Using an ultrasonic cleaner as a stirrer is feasible in certain specific applications, though its function differs from that of traditional mechanical stirrers. Ultrasonic cleaners create high-frequency vibrations and cavitation effects, producing tiny bubbles that release powerful energy upon collapse, causing intense microscopic movement in the liquid. This characteristic is suitable for the following scenarios:
1. Dispersion and Mixing of Nanomaterials
Ultrasonic cleaners are often used for dispersing nanomaterials (e.g., nanoparticles, carbon nanotubes). Traditional stirring may struggle to break particle agglomerations, whereas the cavitation effect of ultrasonics efficiently disperses particles and ensures uniform distribution in the solution.

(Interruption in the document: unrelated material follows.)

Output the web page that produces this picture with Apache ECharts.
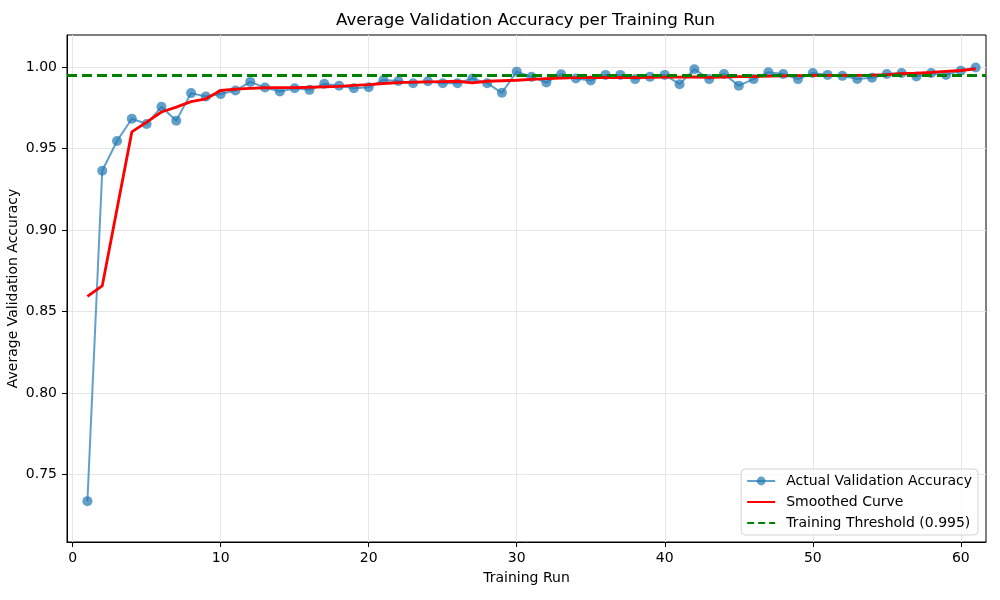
<!DOCTYPE html>
<html>
<head>
<meta charset="utf-8">
<title>Average Validation Accuracy per Training Run</title>
<script src="https://cdn.jsdelivr.net/npm/echarts@6/dist/echarts.min.js"></script>
<style>
  html, body { margin: 0; padding: 0; background: #fff; }
  #chart { width: 1000px; height: 600px; }
</style>
</head>
<body>
<div id="chart"></div>
<script>
// values
var actual = [
  0.7335, 0.9364, 0.9547, 0.9684, 0.9651, 0.9757, 0.9671, 0.9841, 0.9820, 0.9835,
  0.9857, 0.9910, 0.9875, 0.9851, 0.9871, 0.9861, 0.9898, 0.9886, 0.9871, 0.9877,
  0.9922, 0.9916, 0.9902, 0.9914, 0.9902, 0.9902, 0.9931, 0.9902, 0.9843, 0.9973,
  0.9941, 0.9906, 0.9957, 0.9931, 0.9918, 0.9953, 0.9953, 0.9927, 0.9941, 0.9953,
  0.9896, 0.9988, 0.9927, 0.9959, 0.9887, 0.9927, 0.9969, 0.9959, 0.9927, 0.9965,
  0.9953, 0.9947, 0.9928, 0.9936, 0.9959, 0.9965, 0.9943, 0.9965, 0.9953, 0.9979,
  0.9998
];
var smoothed = [
  0.8592, 0.8657, 0.9130, 0.9603, 0.9663, 0.9725, 0.9755, 0.9789, 0.9806, 0.9857,
  0.9865, 0.9870, 0.9874, 0.9875, 0.9875, 0.9877, 0.9880, 0.9882, 0.9888, 0.9893,
  0.9900, 0.9905, 0.9908, 0.9910, 0.9912, 0.9914, 0.9904, 0.9914, 0.9917, 0.9920,
  0.9925, 0.9930, 0.9934, 0.9936, 0.9937, 0.9937, 0.9937, 0.9937, 0.9938, 0.9939,
  0.9939, 0.9940, 0.9938, 0.9940, 0.9942, 0.9943, 0.9945, 0.9947, 0.9949, 0.9950,
  0.9950, 0.9950, 0.9950, 0.9951, 0.9955, 0.9960, 0.9963, 0.9968, 0.9975, 0.9980,
  0.9990
];
var threshold = 0.995;
var runs = actual.map(function (v, i) { return i + 1; });
var xTicks = [0, 10, 20, 30, 40, 50, 60];
var yTicks = [0.75, 0.80, 0.85, 0.90, 0.95, 1.00];

var font = 'DejaVu Sans';
var fs = 14;

function pairs(ys) {
  return ys.map(function (y, i) { return [runs[i], y]; });
}

var myChart = echarts.init(document.getElementById('chart'), null, { renderer: 'canvas' });

var option = {
  animation: false,
  backgroundColor: '#fff',
  textStyle: { fontFamily: font, color: '#000' },
  title: {
    text: 'Average Validation Accuracy per Training Run',
    left: 336,
    top: 12,
    padding: 0,
    textStyle: { fontFamily: font, fontSize: 16.7, fontWeight: 'normal', color: '#000' }
  },
  grid: {
    left: 67, right: 14, top: 35, bottom: 58,
    outerBoundsMode: 'none',
    containLabel: false,
    show: true, borderColor: '#000', borderWidth: 1, backgroundColor: 'transparent'
  },
  legend: {
    orient: 'vertical',
    right: 22,
    bottom: 65,
    itemWidth: 28,
    itemHeight: 11,
    itemGap: 7,
    padding: [5, 6, 5, 5],
    borderColor: '#d4d4d4',
    borderWidth: 1,
    borderRadius: 4,
    backgroundColor: 'rgba(255,255,255,0.8)',
    textStyle: { fontFamily: font, fontSize: fs, color: '#000', padding: [0, 0, 0, 6] },
    data: [
      { name: 'Actual Validation Accuracy' },
      { name: 'Smoothed Curve', itemStyle: { opacity: 0 } },
      { name: 'Training Threshold (0.995)', itemStyle: { opacity: 0 } }
    ]
  },
  xAxis: {
    type: 'value',
    min: -0.38,
    max: 61.7,
    name: 'Training Run',
    nameLocation: 'middle',
    nameGap: 29,
    nameMoveOverlap: false,
    nameTextStyle: { fontFamily: font, fontSize: fs, color: '#000' },
    axisLine: { show: true, onZero: false, lineStyle: { color: '#000', width: 1 } },
    axisTick: { show: true, length: 5, customValues: xTicks, lineStyle: { color: '#000' } },
    axisLabel: { customValues: xTicks, margin: 9, fontFamily: font, fontSize: fs, color: '#000' },
    splitLine: { show: true, lineStyle: { color: '#e6e6e6', width: 1 } }
  },
  yAxis: {
    type: 'value',
    min: 0.7084,
    max: 1.0198,
    name: 'Average Validation Accuracy',
    nameLocation: 'middle',
    nameGap: 47,
    nameMoveOverlap: false,
    nameTextStyle: { fontFamily: font, fontSize: fs, color: '#000' },
    axisLine: { show: true, onZero: false, lineStyle: { color: '#000', width: 1 } },
    axisTick: { show: true, length: 5, customValues: yTicks, lineStyle: { color: '#000' } },
    axisLabel: {
      customValues: yTicks, margin: 10, fontFamily: font, fontSize: fs, color: '#000',
      formatter: function (v) { return v.toFixed(2); }
    },
    splitLine: { show: true, lineStyle: { color: '#e6e6e6', width: 1 } }
  },
  series: [
    {
      name: 'Actual Validation Accuracy',
      type: 'line',
      data: pairs(actual),
      z: 2,
      symbol: 'circle',
      symbolSize: 10,
      showAllSymbol: true,
      color: '#1f77b4',
      itemStyle: { color: '#1f77b4', opacity: 0.7 },
      lineStyle: { color: '#1f77b4', width: 2, opacity: 0.7 },
      emphasis: { disabled: true },
      // threshold drawn as a marker line of this series, above the other lines
      markLine: {
        silent: true,
        z: 10,
        precision: 4, // default of 2 would round 0.995 down to 0.99
        symbol: 'none',
        label: { show: false },
        emphasis: { disabled: true },
        lineStyle: { color: '#008000', width: 2.8, type: [10, 5], opacity: 1 },
        data: [{ yAxis: threshold }]
      }
    },
    {
      name: 'Smoothed Curve',
      type: 'line',
      data: pairs(smoothed),
      z: 3,
      symbol: 'none',
      color: '#ff0000',
      lineStyle: { color: '#ff0000', width: 2.8 },
      emphasis: { disabled: true }
    },
    {
      // legend entry for the threshold line
      name: 'Training Threshold (0.995)',
      type: 'line',
      data: [],
      z: 4,
      symbol: 'none',
      color: '#008000',
      lineStyle: { color: '#008000', width: 2.8, type: [7, 4] }
    }
  ]
};

myChart.setOption(option);
</script>
</body>
</html>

2. Emulsification and Homogenization
For tasks requiring the mixing of two immiscible liquids (e.g., oil and water), ultrasonic cleaners can act as emulsification tools. They break liquid droplets into smaller sizes, forming more stable emulsions.

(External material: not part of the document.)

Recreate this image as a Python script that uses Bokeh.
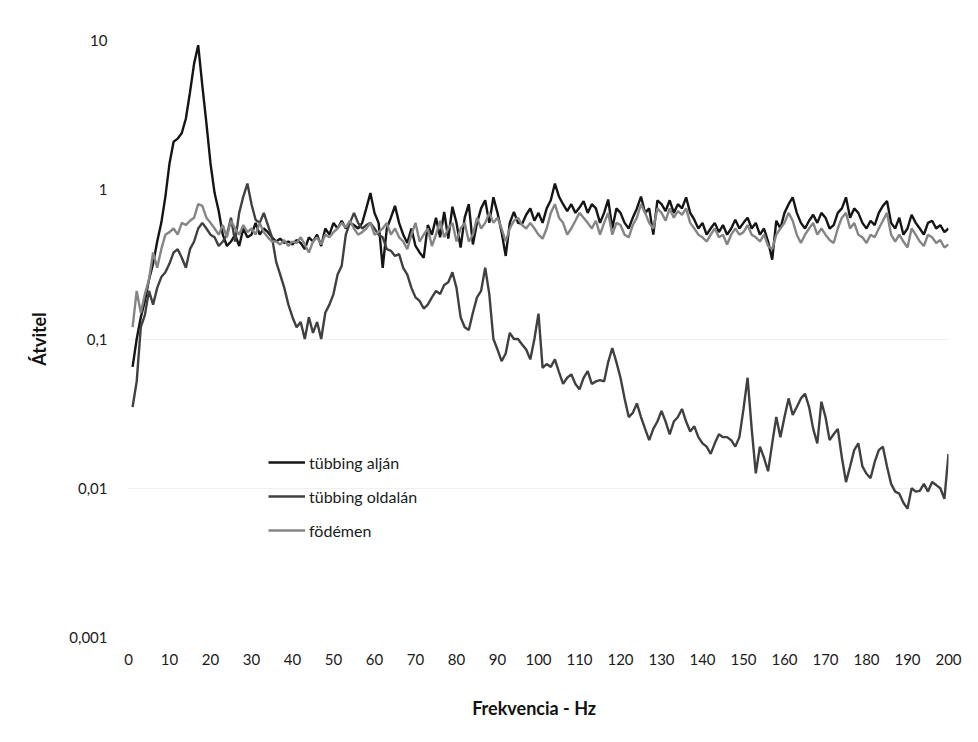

3. Facilitating Chemical Reactions
In chemical reactions, ultrasonic energy enhances the mixing of reactants and increases reaction rates. This application, known as “sonochemistry,” is widely used in research and industry.
Precautions
- Limitations
The working principle of ultrasonic cleaners is better suited for microscopic stirring and dispersion rather than large-scale mechanical mixing. For example, their efficiency decreases when handling large volumes or high-viscosity liquids. - Equipment Wear
Prolonged non-cleaning use may accelerate equipment wear and reduce its cleaning efficiency. - Heat Generation
Ultrasonic operation generates heat, which may affect temperature-sensitive materials.
Conclusion
If you need to handle microscopic mixing or dispersion tasks, especially in research or fine chemical fields, using an ultrasonic cleaner is feasible and highly efficient. However, for large-scale or macroscopic mixing requirements, specialized mechanical stirring equipment is more appropriate.